Flowery archaic language with ponderous sentences. An entertaining read & the author obviously has knowledge but it doesn’t come fully to the fore. More anecdotal than analytical.
Rather disappointing biography. The language is somewhat archaic and flowery. Greatest contribution is to highlight logistics as such a vital part of Wellington's success story
Although Wellington is known chiefly as a military man, this biography devotes more attention to his political career before and after his military exploits. Even when discussing the military period, there are no detailed accounts of battles. General principles of military logistics and strategy are more discussed than actual fighting.
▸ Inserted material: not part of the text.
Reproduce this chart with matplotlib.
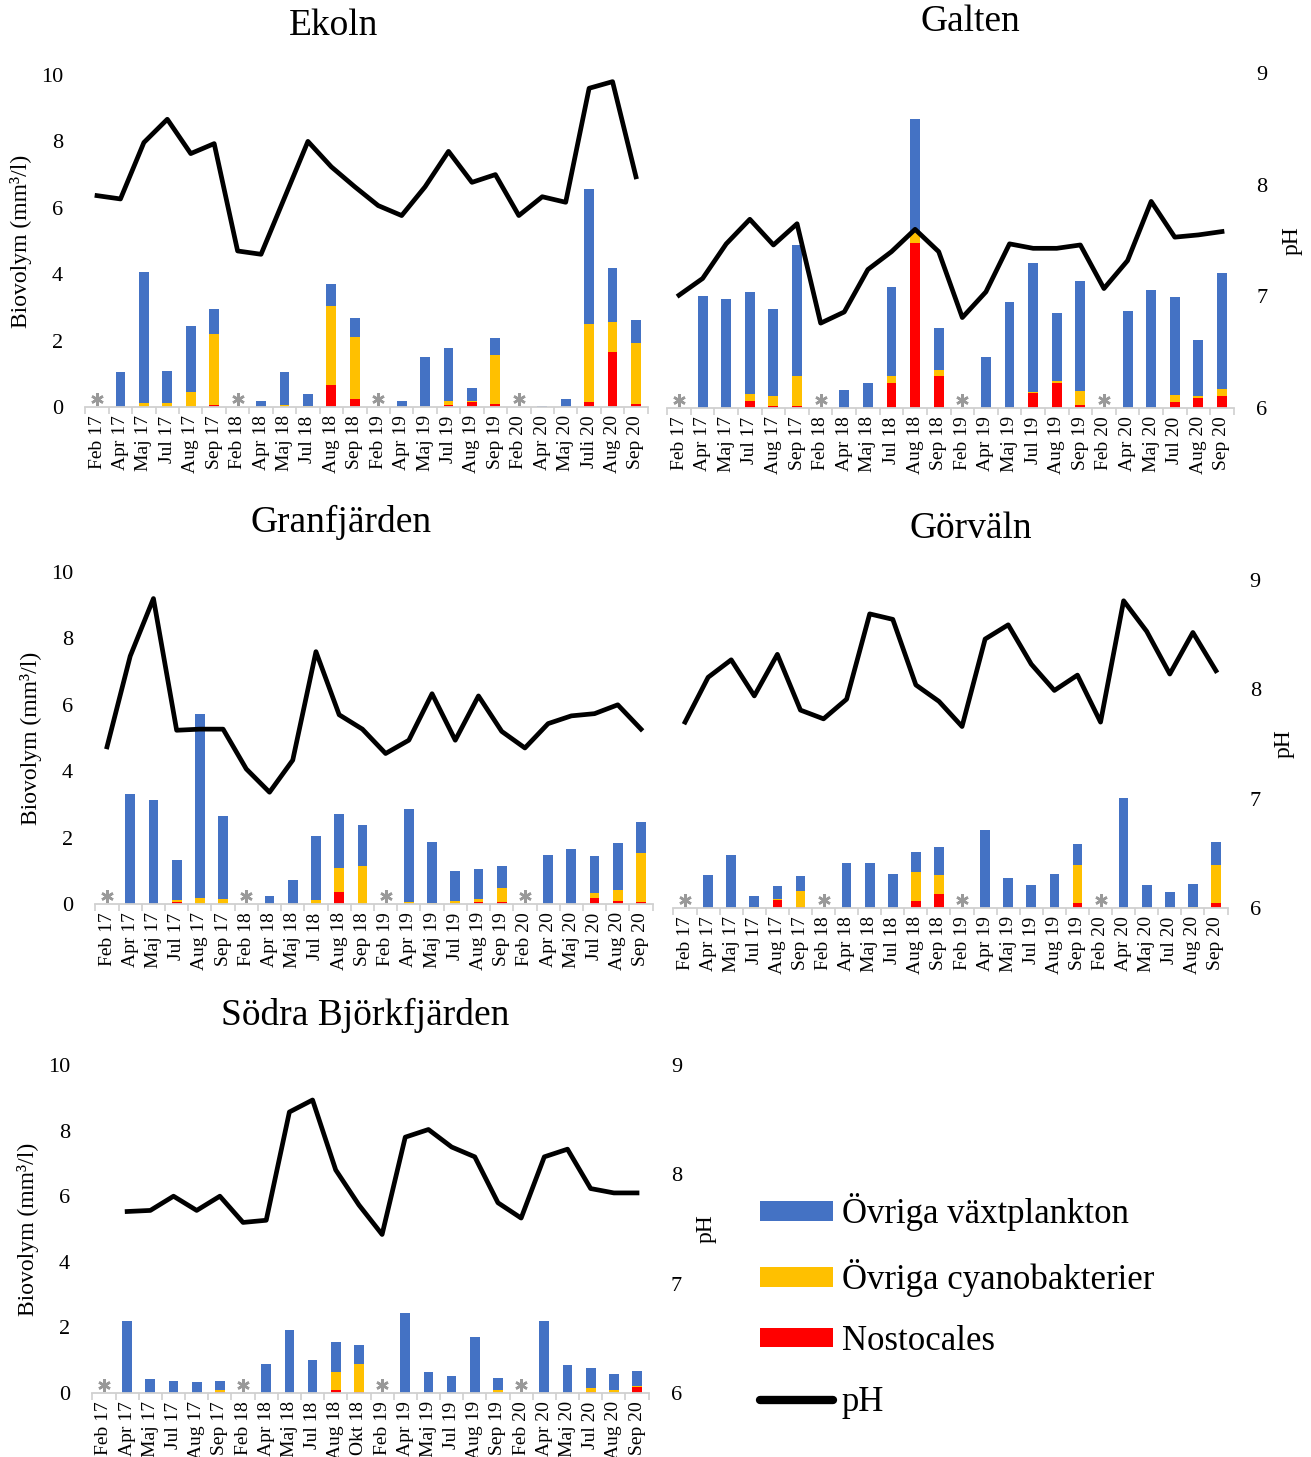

It contains a lot of mildly amusing anecdotes of Wellington the man but very little on Wellington the general.
This book is a dreadfully boring, rambling and confusing attempt to explain the life of the Duke of Wellington. I read the kindle version that had a ridiculous number of typos in the text. This book is written in a style which is dull as ditch water. I really struggled to complete the book - but am glad I did as only now can I advise readers to avoid this boring book like the plague. Possibly the worst history book I have read. Appalling.